What fuels ogbos, for 10-year-olds as well as 40-year-olds, is the joy of being on a team. And team is the operative word. From childhood on, age grades vie with one another to help their villages, as if community service were another World Cup. The prize is prestige – the knowledge that your age grade eclipsed all its rivals by its contribution to village life.
After a lifetime of working alongside the others in your age grade, that prestige feels sweeter because it’s shared. Though he has attained the status of department chair at a U.S. university, Oli credits his ogbo with his greatest accomplishment: raising money for and installing an electric generator in his village 50 years ago. The motive wasn’t charity, he said, so much as lifelong pride.
It’s a notion of service that’s more sustainable and less crisis-oriented than what many of us are used to. It’s not just about solving the latest problem; it’s about an ongoing sense of making communities better. And while Americans often talk about charity, ogbos operate on a principle of reciprocity: High or humble, everyone in a village has something to give. And, high or humble, everyone benefits from this giving by gaining a better place to live and the social connections to last a lifetime.
Ogbos are designed to acknowledge life’s phases, and the right place for service in all of them. Four-year-olds may do nothing more than play with others in their age group. Young men, however, provide communal security. Elders resolve disputes and guide younger age grades; when an elder dies, schoolchildren are responsible for playing drums in their honor.
How this might translate to American life isn’t obvious. Like the intricate gowns I saw in Atlanta, the ogbo system belongs to another place and culture. But the core idea – service as part of the life cycle – already exists in the United States, in places such as the Peace4Kids project in South Los Angeles.
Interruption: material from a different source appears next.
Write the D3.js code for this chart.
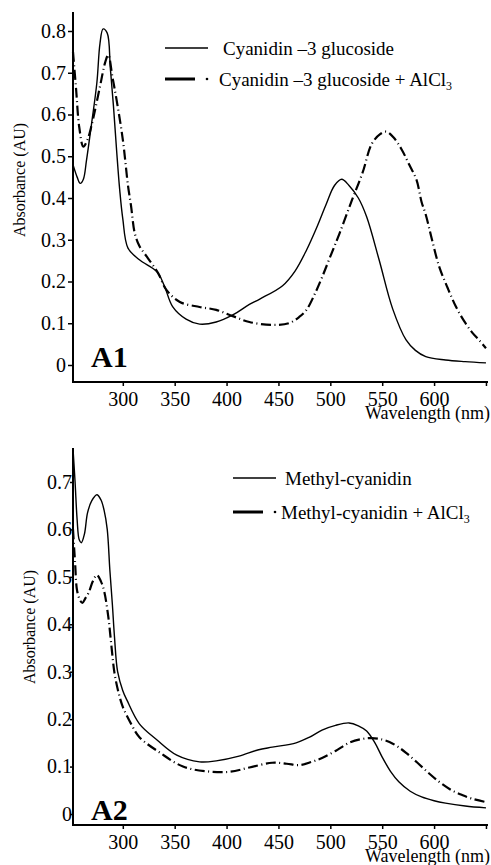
<!DOCTYPE html>
<html>
<head>
<meta charset="utf-8">
<script src="https://cdn.jsdelivr.net/npm/d3@7"></script>
<style>
  body { margin: 0; background: #fff; }
  text { font-family: 'Liberation Serif', 'Times New Roman', serif; fill: #000; }
</style>
</head>
<body>
<div id="chart"></div>
<script>
// wavelength (nm) / absorbance (AU)
let a1SolidWl = [252, 256, 259, 262, 265, 270, 275, 278, 281, 285, 288, 291, 294, 297, 300, 305, 316, 333, 340, 348, 361, 374, 390, 406, 422, 432, 454, 466, 477, 487, 496, 504, 511, 518, 527, 535, 547, 560, 573, 582, 592, 611, 630, 650]
let a1SolidAbs = [0.48, 0.45, 0.435, 0.445, 0.49, 0.58, 0.676, 0.77, 0.805, 0.795, 0.71, 0.62, 0.515, 0.42, 0.35, 0.28, 0.252, 0.223, 0.19, 0.14, 0.11, 0.098, 0.103, 0.12, 0.145, 0.158, 0.19, 0.225, 0.275, 0.33, 0.385, 0.43, 0.445, 0.43, 0.4, 0.355, 0.252, 0.135, 0.06, 0.035, 0.02, 0.012, 0.008, 0.005]

let a1DashWl = [252, 255, 258, 262, 266, 270, 278, 283, 286, 290, 294, 300, 305, 308, 311.5, 316, 323, 334, 342, 355, 374, 390, 406, 422, 444, 460, 470, 477, 485, 492, 500, 509, 521, 531, 540, 548, 554, 561, 569, 576, 583, 588, 592, 598, 605, 613, 621, 629, 637, 644, 650]
let a1DashAbs = [0.75, 0.66, 0.57, 0.523, 0.54, 0.575, 0.667, 0.725, 0.743, 0.69, 0.635, 0.54, 0.43, 0.38, 0.316, 0.285, 0.26, 0.22, 0.18, 0.151, 0.139, 0.132, 0.117, 0.103, 0.096, 0.1, 0.115, 0.132, 0.17, 0.21, 0.26, 0.316, 0.396, 0.46, 0.53, 0.553, 0.559, 0.545, 0.515, 0.48, 0.444, 0.39, 0.36, 0.3, 0.235, 0.185, 0.14, 0.105, 0.077, 0.058, 0.04]

let a2SolidWl = [252, 254, 256, 258, 260, 263, 266, 270, 275, 279, 282, 285, 287.5, 290, 292, 295, 300, 304, 316, 333, 352, 374, 390, 412, 430, 444, 467, 480, 492, 505, 518, 527, 535, 543, 550, 558, 566, 577, 588, 600, 611, 630, 650]
let a2SolidAbs = [0.77, 0.7, 0.62, 0.578, 0.572, 0.59, 0.635, 0.66, 0.673, 0.662, 0.64, 0.6, 0.515, 0.44, 0.373, 0.3, 0.26, 0.24, 0.19, 0.156, 0.124, 0.11, 0.112, 0.122, 0.135, 0.141, 0.15, 0.162, 0.177, 0.187, 0.192, 0.186, 0.175, 0.15, 0.12, 0.09, 0.068, 0.048, 0.036, 0.028, 0.023, 0.017, 0.013]

let a2DashWl = [252, 254, 256, 259, 261, 264, 267, 271, 275, 279, 282, 286, 289, 292, 296, 300, 308, 316, 336, 358, 381, 403, 422, 444, 458, 470, 482, 492, 505, 518, 530, 540, 550, 557, 565, 573, 584, 595, 606, 617, 627, 637, 650]
let a2DashAbs = [0.6, 0.53, 0.47, 0.45, 0.445, 0.455, 0.466, 0.49, 0.504, 0.49, 0.47, 0.416, 0.355, 0.297, 0.255, 0.226, 0.19, 0.162, 0.129, 0.1, 0.09, 0.089, 0.098, 0.108, 0.106, 0.103, 0.11, 0.118, 0.133, 0.15, 0.158, 0.16, 0.157, 0.152, 0.142, 0.129, 0.108, 0.086, 0.066, 0.05, 0.04, 0.032, 0.025]

let xTicks = [300, 350, 400, 450, 500, 550, 600, 650]
let a1YTicks = [0, 0.1, 0.2, 0.3, 0.4, 0.5, 0.6, 0.7, 0.8]
let a2YTicks = [0, 0.1, 0.2, 0.3, 0.4, 0.5, 0.6, 0.7]

let width = 491
let height = 865

let svg = d3.select('#chart').append('svg')
  .attr('width', width)
  .attr('height', height)

let zip = (xs, ys) => xs.map((x, i) => [x, ys[i]])

function panel(opts) {
  let x = d3.scaleLinear().domain([252, 651]).range([73, 487])
  let y = d3.scaleLinear().domain([0, opts.yMax]).range([opts.y0, opts.yTop])

  let g = svg.append('g')

  let line = d3.line()
    .x(d => x(d[0]))
    .y(d => y(d[1]))
    .curve(d3.curveCatmullRom.alpha(0.5))

  g.append('path')
    .datum(zip(opts.solid[0], opts.solid[1]))
    .attr('d', line)
    .attr('fill', 'none')
    .attr('stroke', '#000')
    .attr('stroke-width', 1.4)

  g.append('path')
    .datum(zip(opts.dash[0], opts.dash[1]))
    .attr('d', line)
    .attr('fill', 'none')
    .attr('stroke', '#000')
    .attr('stroke-width', 2.2)
    .attr('stroke-dasharray', '10,3.5,1,3.5')

  // y axis
  let yAxis = g.append('g')
    .attr('transform', 'translate(73,0)')
    .call(d3.axisLeft(y)
      .tickValues(opts.yTicks)
      .tickFormat(d => d === 0 ? '0' : d3.format('.1f')(d))
      .tickSize(opts.yTickSize)
      .tickPadding(opts.yPad))
  yAxis.select('.domain').remove()
  yAxis.attr('font-family', null)
  yAxis.selectAll('text').attr('font-size', 20)
  yAxis.selectAll('line').attr('stroke-width', 1.5)

  // x axis
  let xAxis = g.append('g')
    .attr('transform', `translate(0,${opts.axisY})`)
    .call(d3.axisBottom(x)
      .tickValues(xTicks)
      .tickFormat(d => d === 650 ? '' : d)
      .tickSize(4)
      .tickPadding(6))
  xAxis.select('.domain').remove()
  xAxis.attr('font-family', null)
  xAxis.selectAll('text').attr('font-size', 20)
  xAxis.selectAll('line').attr('stroke-width', 1.5)

  g.append('line')
    .attr('x1', 73).attr('x2', 73)
    .attr('y1', opts.axisTop).attr('y2', opts.axisY + 1)
    .attr('stroke', '#000').attr('stroke-width', 2)
  g.append('line')
    .attr('x1', 72).attr('x2', 488)
    .attr('y1', opts.axisY).attr('y2', opts.axisY)
    .attr('stroke', '#000').attr('stroke-width', 2)

  g.append('text')
    .text('Wavelength (nm)')
    .attr('x', 490)
    .attr('y', opts.axisY + 37)
    .attr('text-anchor', 'end')
    .attr('font-size', 18)

  g.append('text')
    .text('Absorbance (AU)')
    .attr('transform', `translate(${opts.labelX},${opts.labelY}) rotate(-90)`)
    .attr('text-anchor', 'middle')
    .attr('dominant-baseline', 'middle')
    .attr('font-size', 16)

  g.append('text')
    .text(opts.tag)
    .attr('x', 91)
    .attr('y', opts.tagY)
    .attr('font-size', 30)
    .attr('font-weight', 'bold')

  // legend
  let lg = g.append('g')
  lg.append('line')
    .attr('x1', opts.legX).attr('x2', opts.legX + 43)
    .attr('y1', opts.legY).attr('y2', opts.legY)
    .attr('stroke', '#000').attr('stroke-width', 1.4)
  lg.append('line')
    .attr('x1', opts.legX).attr('x2', opts.legX + 30)
    .attr('y1', opts.legY + opts.legGap).attr('y2', opts.legY + opts.legGap)
    .attr('stroke', '#000').attr('stroke-width', 3)
  lg.append('circle')
    .attr('cx', opts.legX + 42).attr('cy', opts.legY + opts.legGap)
    .attr('r', 1.3)
  lg.append('text')
    .text(opts.names[0])
    .attr('x', opts.textX)
    .attr('y', opts.legY + 7)
    .attr('font-size', 19)
  let t2 = lg.append('text')
    .attr('x', opts.textX - 4)
    .attr('y', opts.legY + opts.legGap + 7)
    .attr('font-size', 19)
  t2.append('tspan').text(opts.names[1])
  t2.append('tspan').text('3').attr('font-size', 12).attr('dy', 4)
}

panel({
  solid: [a1SolidWl, a1SolidAbs],
  dash: [a1DashWl, a1DashAbs],
  yMax: 0.8, y0: 365, yTop: 31,
  yTicks: a1YTicks, yTickSize: 5, yPad: 2,
  axisY: 382, axisTop: 12,
  labelX: 21, labelY: 180,
  tag: 'A1', tagY: 367,
  legX: 165, legY: 48, legGap: 31, textX: 223,
  names: ['Cyanidin \u20133 glucoside', 'Cyanidin \u20133 glucoside + AlCl']
})

panel({
  solid: [a2SolidWl, a2SolidAbs],
  dash: [a2DashWl, a2DashAbs],
  yMax: 0.7, y0: 814, yTop: 482,
  yTicks: a2YTicks, yTickSize: 3, yPad: -2,
  axisY: 825, axisTop: 448,
  labelX: 31, labelY: 627,
  tag: 'A2', tagY: 820,
  legX: 233, legY: 478, legGap: 34, textX: 285,
  names: ['Methyl-cyanidin', 'Methyl-cyanidin + AlCl']
})
</script>
</body>
</html>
Cofounded by activist Zaid Gayle, Peace4Kids enlists a whole community of adults, rather than individuals, to mentor foster children from preschool through adulthood. Once the young people near maturity, their roles begin to change. Many guide the younger children and help create Peace4Kids policy. And like members of an ogbo, participants are organized from childhood into fiercely bonded cohorts, and continue to regard one another as brothers and sisters long after the program ends.
When I told Gayle about the similarities to African age grades, he wasn’t entirely surprised; Gayle’s father had studied and admired Nigerian culture for years. Yet the Peace4Kids structure had formed independently, in response to the needs of Los Angeles foster kids. It just made sense, Gayle said. To prepare for a healthy future, young people need a community of guides, a lifelong team of allies – and the expectation that to thrive, we all need to both give and receive.